Acceso abierto

The use of web-scraped data to analyze the dynamics of footwear prices

   | 06 ago 2021

Cite

Aim/purpose – Web-scraping is a technique used to automatically extract data from websites. After the rise-up of online shopping, it allows the acquisition of information about prices of goods sold by retailers such as supermarkets or internet shops. This study examines the possibility of using web-scrapped data from one clothing store. It aims at comparing known price index formulas being implemented to the web-scraping case and verifying their sensitivity on the choice of data filter type.

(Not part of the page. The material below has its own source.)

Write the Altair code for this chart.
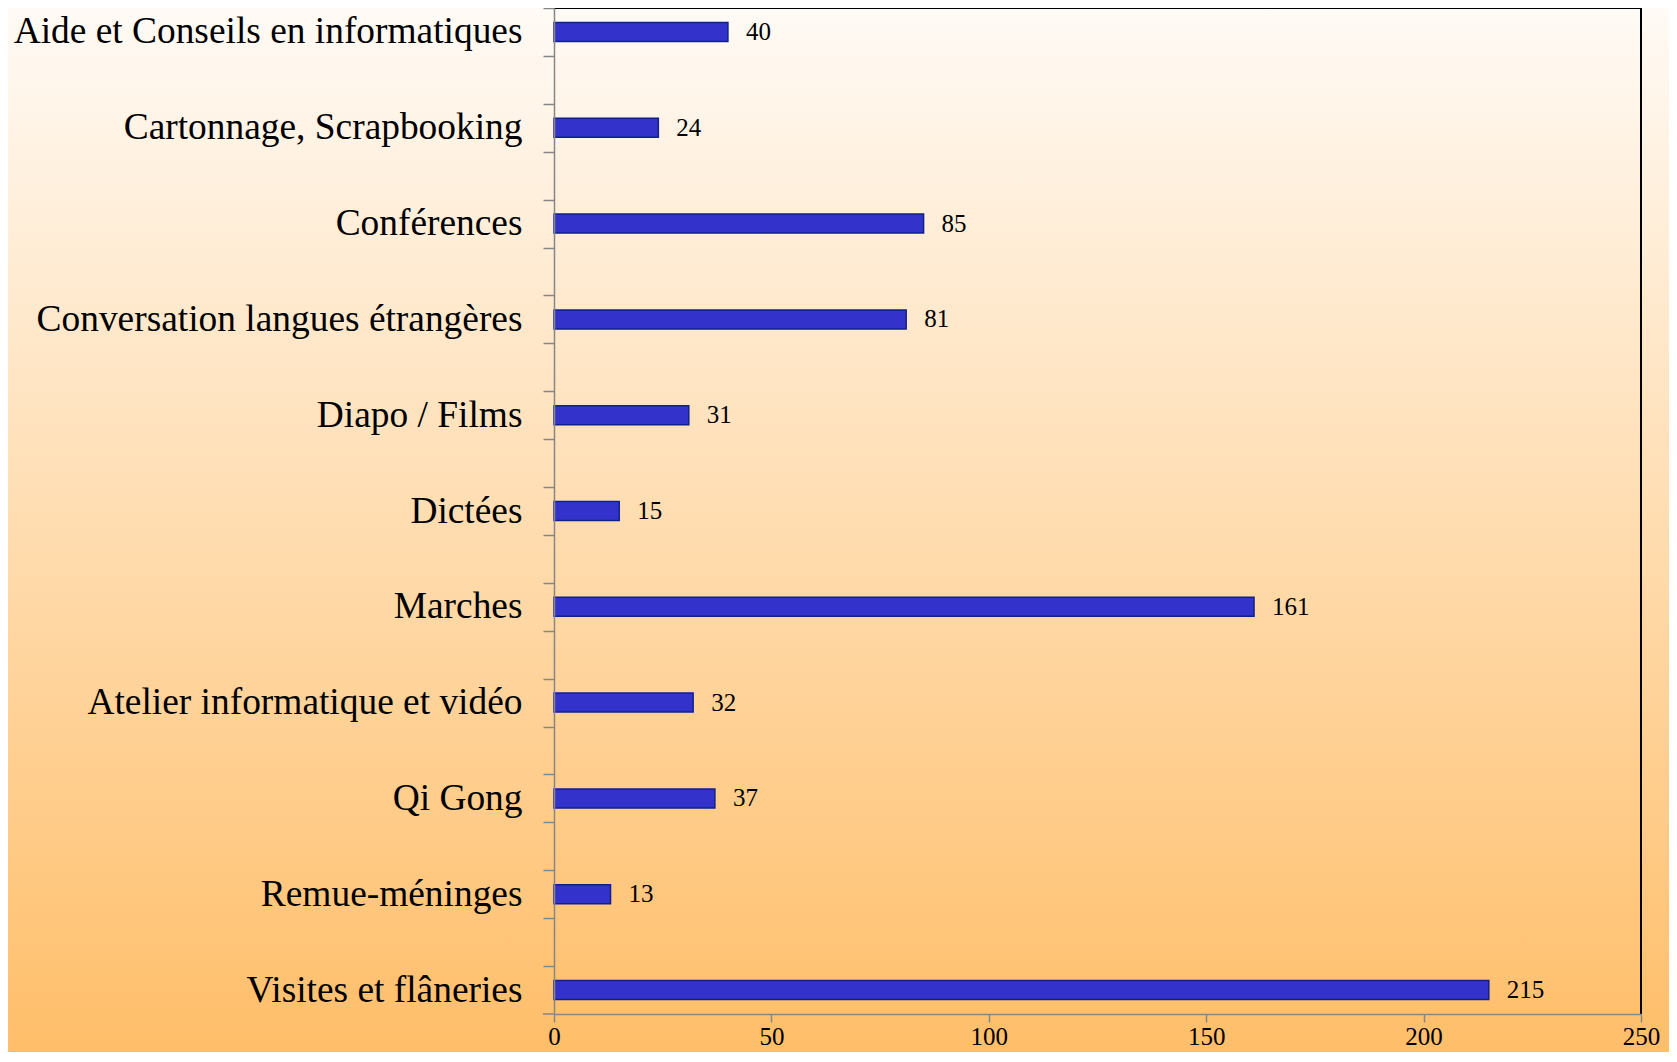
import altair as alt
import pandas as pd

categories = [
    "Aide et Conseils en informatiques",
    "Cartonnage, Scrapbooking",
    "Conférences",
    "Conversation langues étrangères",
    "Diapo / Films",
    "Dictées",
    "Marches",
    "Atelier informatique et vidéo",
    "Qi Gong",
    "Remue-méninges",
    "Visites et flâneries",
]
values = [40, 24, 85, 81, 31, 15, 161, 32, 37, 13, 215]
x_ticks = [0, 50, 100, 150, 200, 250]

df = pd.DataFrame({"cat": categories, "val": values})

# each category is followed by an empty (blank-labelled) slot, as in the original
domain = []
for i, c in enumerate(categories):
    domain.append(c)
    if i < len(categories) - 1:
        domain.append(" " * (i + 1))

W, H = 1087, 1006
PL, PT, PR, PB = 546, 0, 28, 38
FONT = "Liberation Serif"
GRAY = "#868686"
HALF = H / len(domain) / 2

x_enc = alt.X(
    "val:Q",
    scale=alt.Scale(domain=[0, 250], nice=False),
    axis=alt.Axis(
        values=x_ticks, tickSize=8, tickColor=GRAY, domainColor=GRAY,
        domainWidth=1.5, tickWidth=1.5,
        labelFont=FONT, labelFontSize=25, labelColor="black",
        labelPadding=2, grid=False, zindex=1, labelFlush=False,
    ),
    title=None,
)
y_enc = alt.Y(
    "cat:N",
    scale=alt.Scale(domain=domain, paddingInner=0, paddingOuter=0),
    axis=alt.Axis(
        tickSize=11, tickColor=GRAY, domainColor=GRAY,
        domainWidth=1.5, tickWidth=1.5,
        tickOffset=-HALF, labelOffset=HALF,
        labelFont=FONT, labelFontSize=37.4, labelColor="black",
        labelPadding=21, labelLimit=0, grid=False, zindex=1,
    ),
    title=None,
)

bg = alt.Chart(pd.DataFrame({"a": [0]})).mark_rect(
    fill=alt.Gradient(
        gradient="linear",
        stops=[alt.GradientStop(color="#FFFBF7", offset=0),
               alt.GradientStop(color="#FFBE69", offset=1)],
        x1=0, x2=0, y1=0, y2=1,
    )
).encode(
    x=alt.value(-PL), x2=alt.value(W + PR), y=alt.value(-PT - 8), y2=alt.value(H + PB)
)

bars = alt.Chart(df).mark_bar(
    size=19, fill="#3333CC", stroke="#10208A", strokeWidth=1.5
).encode(x=x_enc, y=y_enc)

labels = alt.Chart(df).mark_text(
    align="left", baseline="middle", dx=18, font=FONT, fontSize=25, color="black"
).encode(x="val:Q", y="cat:N", text="val:Q")

one = pd.DataFrame({"a": [0]})
top_border = alt.Chart(one).mark_rule(color="black", strokeWidth=2).encode(
    x=alt.value(0), x2=alt.value(W), y=alt.value(0))
right_border = alt.Chart(one).mark_rule(color="black", strokeWidth=2).encode(
    x=alt.value(W), y=alt.value(0), y2=alt.value(H))
bottom_tick = alt.Chart(one).mark_rule(color=GRAY, strokeWidth=1.5).encode(
    x=alt.value(-11), x2=alt.value(0), y=alt.value(H))

chart = alt.layer(bg, bars, labels, top_border, right_border, bottom_tick).properties(
    width=W, height=H,
    autosize=alt.AutoSizeParams(type="none"),
    padding={"left": PL, "top": PT, "right": PR, "bottom": PB},
).configure_view(stroke=None)

chart.save("out.html", embed_options={"renderer": "svg", "actions": False})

Design/methodology/approach – The author uses the price data scrapped from one of the biggest online shops in Poland. The data were obtained as part of eCPI (electronic Consumer Price Index) project conducted by the National Bank of Poland. The author decided to select three types of products for this analysis – female ballerinas, male shoes, and male oxfords to compare their prices in over one-year time period. Six price indexes were used for calculation – The Jevons and Dutot indexes with their chain and GEKS (acronym from the names of creators – Gini–Éltető–Köves–Szulc) versions. Apart from the analysis conducted on a full data set, the author introduced filters to remove outliers.

Findings – Clothing and footwear are considered one of the most difficult groups of goods to measure price change indexes due to high product churn, which undermines the possibility to use the traditional Jevons and Dutot indexes. However, it is possible to use chained indexes and GEKS indexes instead. Still, these indexes are fairly sensitive to large price changes. As observed in case of both product groups, the results provided by the GEKS and chained versions of indexes were different, which could lead to conclusion that even though they are lending promising results, they could be better suited for other COICOP (Classification of Individual Consumption by Purpose) groups.

Research implications/limitations – The findings of the paper showed that usage of filters did not significantly reduce the difference between price indexes based on GEKS and chain formulas.

Originality/value/contribution – The usage of web-scrapped data is a fairly new topic in the literature. Research on the possibility of using different price indexes provides useful insights for future usage of these data by statistics offices.